WHAT THE TASK REQUIRES: In the entries below, repeat only the lines between those holding "Recreate this image" and "nan = np.nan", inclusive. Leave pictures out.

Charts and diagrams as code
——————————
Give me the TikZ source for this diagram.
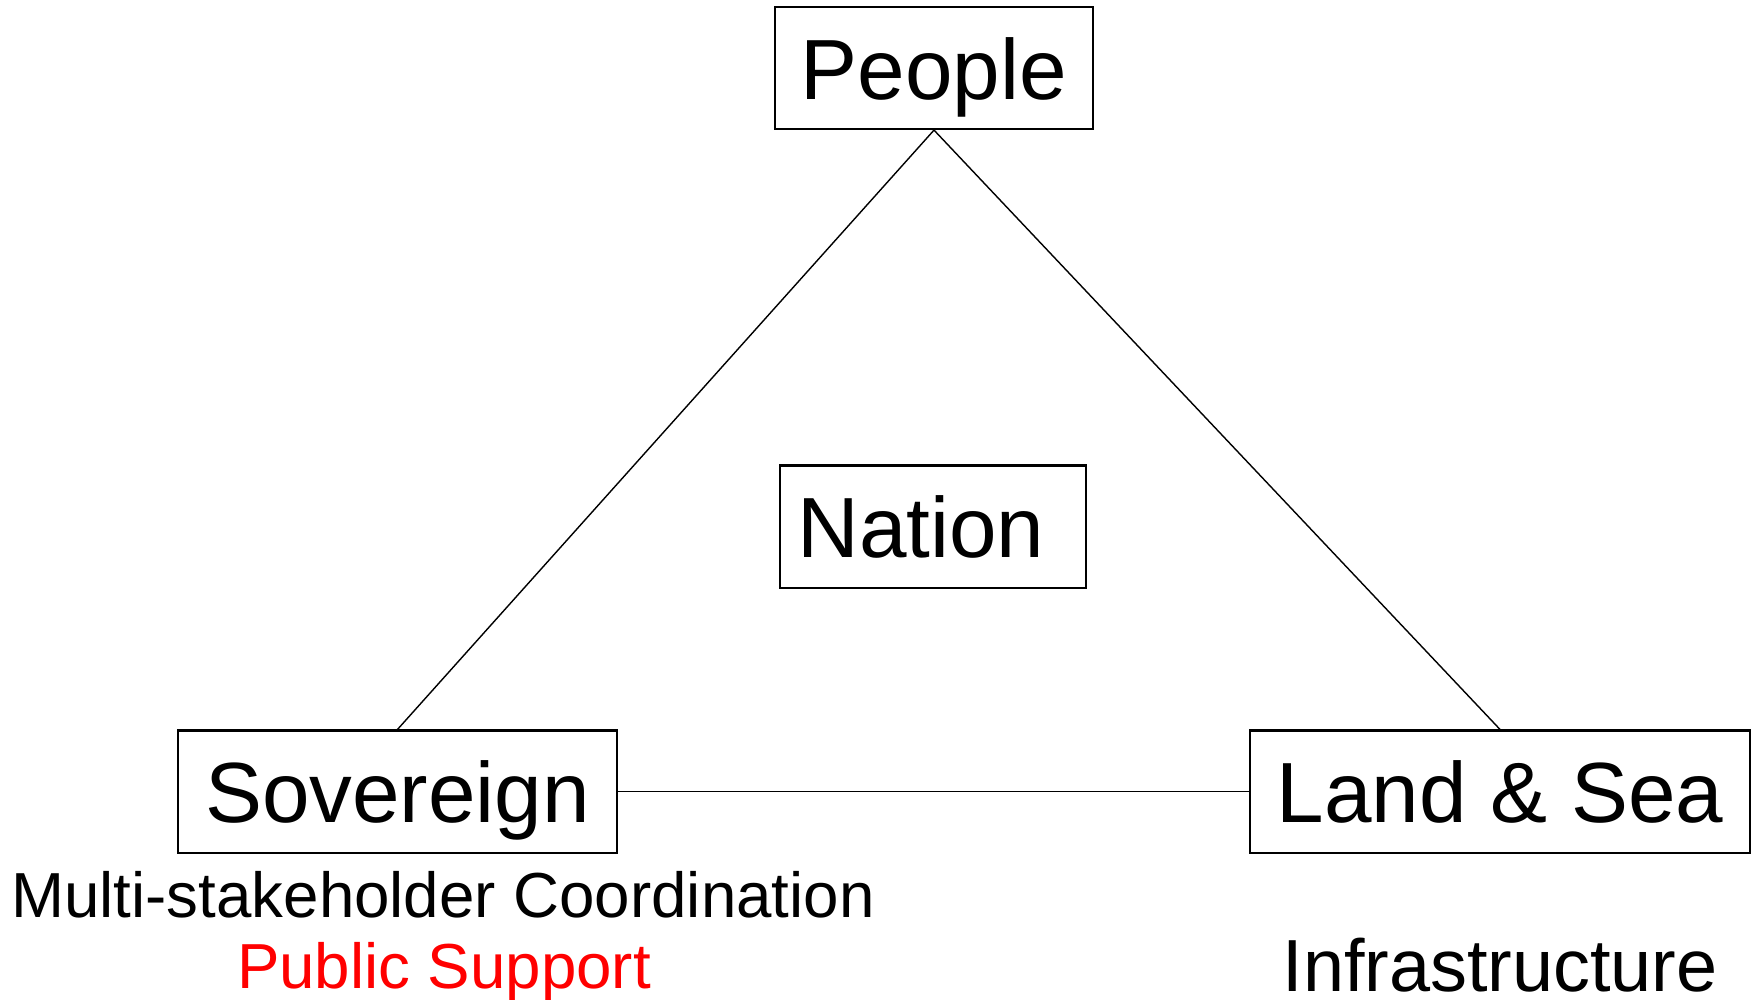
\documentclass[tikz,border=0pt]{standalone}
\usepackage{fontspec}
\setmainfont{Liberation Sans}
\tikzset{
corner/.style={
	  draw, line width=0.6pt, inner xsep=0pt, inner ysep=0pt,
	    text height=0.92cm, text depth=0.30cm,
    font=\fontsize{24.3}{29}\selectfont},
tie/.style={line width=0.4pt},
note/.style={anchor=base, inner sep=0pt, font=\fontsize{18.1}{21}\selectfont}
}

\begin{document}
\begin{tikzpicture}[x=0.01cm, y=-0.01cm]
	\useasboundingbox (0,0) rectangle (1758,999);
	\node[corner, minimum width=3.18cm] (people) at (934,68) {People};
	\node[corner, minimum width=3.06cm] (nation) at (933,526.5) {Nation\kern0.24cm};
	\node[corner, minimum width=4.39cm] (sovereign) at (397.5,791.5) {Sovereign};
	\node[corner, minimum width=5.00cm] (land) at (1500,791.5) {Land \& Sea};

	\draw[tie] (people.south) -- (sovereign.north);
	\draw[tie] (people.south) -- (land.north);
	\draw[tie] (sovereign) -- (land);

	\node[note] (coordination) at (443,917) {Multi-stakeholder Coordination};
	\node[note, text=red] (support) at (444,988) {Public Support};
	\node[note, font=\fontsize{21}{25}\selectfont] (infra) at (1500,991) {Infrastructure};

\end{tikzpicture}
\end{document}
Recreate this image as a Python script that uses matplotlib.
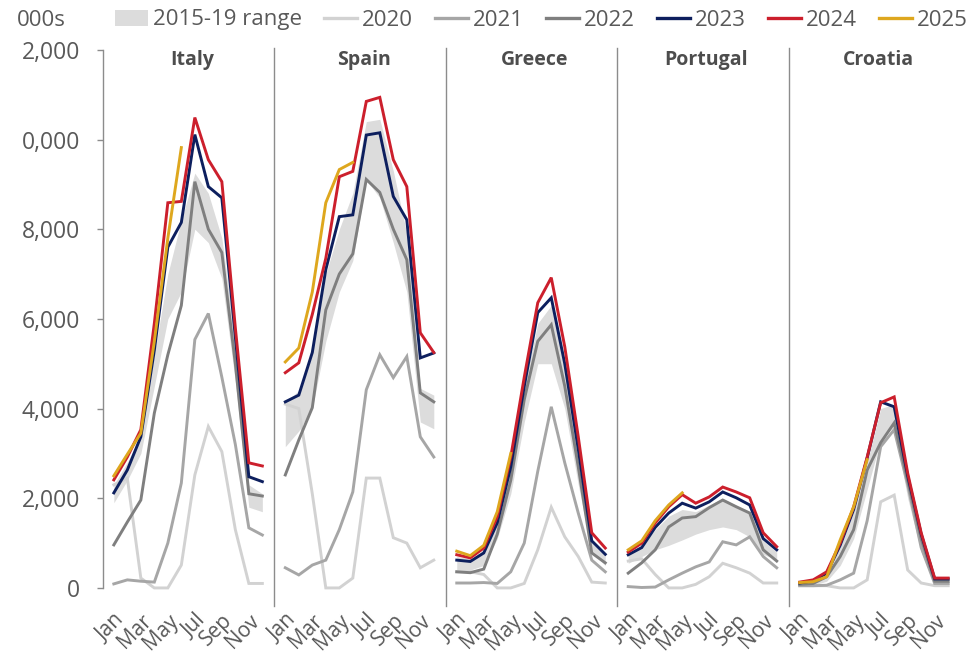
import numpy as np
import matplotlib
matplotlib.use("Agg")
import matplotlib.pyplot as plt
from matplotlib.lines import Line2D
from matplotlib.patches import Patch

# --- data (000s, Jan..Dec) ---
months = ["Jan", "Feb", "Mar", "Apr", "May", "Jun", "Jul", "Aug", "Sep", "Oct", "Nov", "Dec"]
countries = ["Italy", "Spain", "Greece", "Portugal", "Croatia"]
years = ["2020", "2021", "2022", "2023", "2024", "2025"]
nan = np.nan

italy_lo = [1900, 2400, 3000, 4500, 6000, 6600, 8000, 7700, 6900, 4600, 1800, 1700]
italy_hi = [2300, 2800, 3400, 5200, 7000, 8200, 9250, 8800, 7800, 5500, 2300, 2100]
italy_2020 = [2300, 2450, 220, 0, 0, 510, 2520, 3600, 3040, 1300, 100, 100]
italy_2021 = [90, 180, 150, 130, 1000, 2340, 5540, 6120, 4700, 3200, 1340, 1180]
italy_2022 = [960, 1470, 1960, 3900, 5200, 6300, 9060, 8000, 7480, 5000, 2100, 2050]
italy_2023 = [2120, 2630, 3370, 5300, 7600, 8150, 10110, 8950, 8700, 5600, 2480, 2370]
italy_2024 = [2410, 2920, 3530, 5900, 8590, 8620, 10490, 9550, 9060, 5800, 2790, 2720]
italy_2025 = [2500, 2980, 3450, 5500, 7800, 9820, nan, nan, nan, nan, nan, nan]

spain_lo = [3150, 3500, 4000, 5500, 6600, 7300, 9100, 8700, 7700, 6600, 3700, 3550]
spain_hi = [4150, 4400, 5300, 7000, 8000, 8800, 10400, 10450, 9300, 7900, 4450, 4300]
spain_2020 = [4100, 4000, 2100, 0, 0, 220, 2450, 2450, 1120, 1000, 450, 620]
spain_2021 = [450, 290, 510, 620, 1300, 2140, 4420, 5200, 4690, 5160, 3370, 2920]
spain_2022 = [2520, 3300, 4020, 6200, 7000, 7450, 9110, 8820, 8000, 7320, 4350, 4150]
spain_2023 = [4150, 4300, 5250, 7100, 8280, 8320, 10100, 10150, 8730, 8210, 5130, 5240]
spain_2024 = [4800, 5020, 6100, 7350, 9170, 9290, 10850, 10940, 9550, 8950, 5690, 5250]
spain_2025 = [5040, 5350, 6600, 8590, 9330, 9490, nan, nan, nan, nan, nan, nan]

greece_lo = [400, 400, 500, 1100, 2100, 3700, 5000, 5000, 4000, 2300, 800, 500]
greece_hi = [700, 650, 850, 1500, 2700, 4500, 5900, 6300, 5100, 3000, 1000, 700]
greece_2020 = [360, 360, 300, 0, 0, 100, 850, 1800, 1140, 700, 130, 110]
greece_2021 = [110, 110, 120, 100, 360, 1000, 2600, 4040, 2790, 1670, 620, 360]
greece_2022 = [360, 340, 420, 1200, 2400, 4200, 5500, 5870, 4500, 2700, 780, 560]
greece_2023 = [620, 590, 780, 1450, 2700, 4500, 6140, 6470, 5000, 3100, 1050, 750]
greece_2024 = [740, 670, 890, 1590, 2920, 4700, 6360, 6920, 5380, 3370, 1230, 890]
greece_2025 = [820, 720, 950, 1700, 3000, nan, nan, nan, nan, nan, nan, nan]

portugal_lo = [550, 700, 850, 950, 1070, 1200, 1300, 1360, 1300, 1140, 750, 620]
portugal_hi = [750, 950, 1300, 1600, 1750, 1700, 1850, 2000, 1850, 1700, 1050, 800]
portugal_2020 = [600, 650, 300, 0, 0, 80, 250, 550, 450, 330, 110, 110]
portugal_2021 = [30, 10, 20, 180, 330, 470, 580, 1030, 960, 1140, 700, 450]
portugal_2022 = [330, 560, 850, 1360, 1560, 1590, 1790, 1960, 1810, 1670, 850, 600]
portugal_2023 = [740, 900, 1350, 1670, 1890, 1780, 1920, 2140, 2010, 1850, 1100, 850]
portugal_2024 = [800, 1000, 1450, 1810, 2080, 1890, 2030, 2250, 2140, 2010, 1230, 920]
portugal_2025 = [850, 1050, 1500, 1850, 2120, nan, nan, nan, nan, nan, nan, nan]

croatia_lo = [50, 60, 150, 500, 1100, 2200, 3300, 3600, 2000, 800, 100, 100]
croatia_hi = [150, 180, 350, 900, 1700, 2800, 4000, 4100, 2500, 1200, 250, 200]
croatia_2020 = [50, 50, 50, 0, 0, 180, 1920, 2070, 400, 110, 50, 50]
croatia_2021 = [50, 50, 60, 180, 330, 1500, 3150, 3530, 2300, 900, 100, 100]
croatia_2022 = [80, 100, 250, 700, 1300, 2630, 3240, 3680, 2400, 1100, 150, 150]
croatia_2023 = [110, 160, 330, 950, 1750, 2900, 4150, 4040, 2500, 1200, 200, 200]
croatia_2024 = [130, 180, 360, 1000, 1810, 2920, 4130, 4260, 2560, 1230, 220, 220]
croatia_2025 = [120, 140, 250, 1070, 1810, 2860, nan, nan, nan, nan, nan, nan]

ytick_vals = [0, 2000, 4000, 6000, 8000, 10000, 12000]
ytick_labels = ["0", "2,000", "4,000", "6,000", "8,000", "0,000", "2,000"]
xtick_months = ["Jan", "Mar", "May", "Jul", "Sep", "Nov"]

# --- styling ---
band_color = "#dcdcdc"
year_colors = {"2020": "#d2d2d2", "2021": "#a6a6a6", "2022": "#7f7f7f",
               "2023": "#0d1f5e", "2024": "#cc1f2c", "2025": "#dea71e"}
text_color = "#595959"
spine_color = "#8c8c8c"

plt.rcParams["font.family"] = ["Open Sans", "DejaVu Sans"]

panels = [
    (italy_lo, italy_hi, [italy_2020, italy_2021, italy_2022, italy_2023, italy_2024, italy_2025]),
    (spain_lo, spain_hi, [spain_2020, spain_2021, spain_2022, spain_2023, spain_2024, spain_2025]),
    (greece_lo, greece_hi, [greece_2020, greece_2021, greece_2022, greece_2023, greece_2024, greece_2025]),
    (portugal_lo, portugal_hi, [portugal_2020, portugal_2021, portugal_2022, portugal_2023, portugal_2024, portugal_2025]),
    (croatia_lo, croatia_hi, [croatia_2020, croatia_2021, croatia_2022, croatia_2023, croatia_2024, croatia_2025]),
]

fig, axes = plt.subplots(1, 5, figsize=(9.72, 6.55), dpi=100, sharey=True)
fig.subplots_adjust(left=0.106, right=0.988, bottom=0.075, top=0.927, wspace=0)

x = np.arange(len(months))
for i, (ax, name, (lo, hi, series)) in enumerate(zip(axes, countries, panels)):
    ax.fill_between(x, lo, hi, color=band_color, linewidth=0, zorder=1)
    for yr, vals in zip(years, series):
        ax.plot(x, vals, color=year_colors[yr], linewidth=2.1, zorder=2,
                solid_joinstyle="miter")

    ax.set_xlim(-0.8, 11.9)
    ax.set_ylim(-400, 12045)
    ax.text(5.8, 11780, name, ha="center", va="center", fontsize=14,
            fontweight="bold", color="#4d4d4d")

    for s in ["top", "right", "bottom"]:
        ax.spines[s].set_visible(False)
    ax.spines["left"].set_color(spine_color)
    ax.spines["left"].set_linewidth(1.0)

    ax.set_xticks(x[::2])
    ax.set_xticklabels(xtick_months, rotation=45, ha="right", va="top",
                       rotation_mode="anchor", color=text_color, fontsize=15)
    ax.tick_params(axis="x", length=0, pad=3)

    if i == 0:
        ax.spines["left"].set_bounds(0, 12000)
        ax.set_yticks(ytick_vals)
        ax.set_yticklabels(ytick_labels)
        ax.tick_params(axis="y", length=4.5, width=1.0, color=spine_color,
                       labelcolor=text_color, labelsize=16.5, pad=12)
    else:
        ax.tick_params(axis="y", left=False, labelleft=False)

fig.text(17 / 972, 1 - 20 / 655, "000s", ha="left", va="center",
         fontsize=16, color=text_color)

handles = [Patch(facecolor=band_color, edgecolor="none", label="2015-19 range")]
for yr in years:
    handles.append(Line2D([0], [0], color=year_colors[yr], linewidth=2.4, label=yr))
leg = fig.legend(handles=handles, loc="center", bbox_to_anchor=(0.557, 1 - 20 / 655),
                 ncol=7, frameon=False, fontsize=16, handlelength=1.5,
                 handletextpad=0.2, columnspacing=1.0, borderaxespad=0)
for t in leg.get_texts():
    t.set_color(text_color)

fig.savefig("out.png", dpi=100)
——————————
TASK RESULT:
Recreate this image as a Python script that uses matplotlib.
import numpy as np
import matplotlib
matplotlib.use("Agg")
import matplotlib.pyplot as plt
from matplotlib.lines import Line2D
from matplotlib.patches import Patch

# --- data (000s, Jan..Dec) ---
months = ["Jan", "Feb", "Mar", "Apr", "May", "Jun", "Jul", "Aug", "Sep", "Oct", "Nov", "Dec"]
countries = ["Italy", "Spain", "Greece", "Portugal", "Croatia"]
years = ["2020", "2021", "2022", "2023", "2024", "2025"]
nan = np.nan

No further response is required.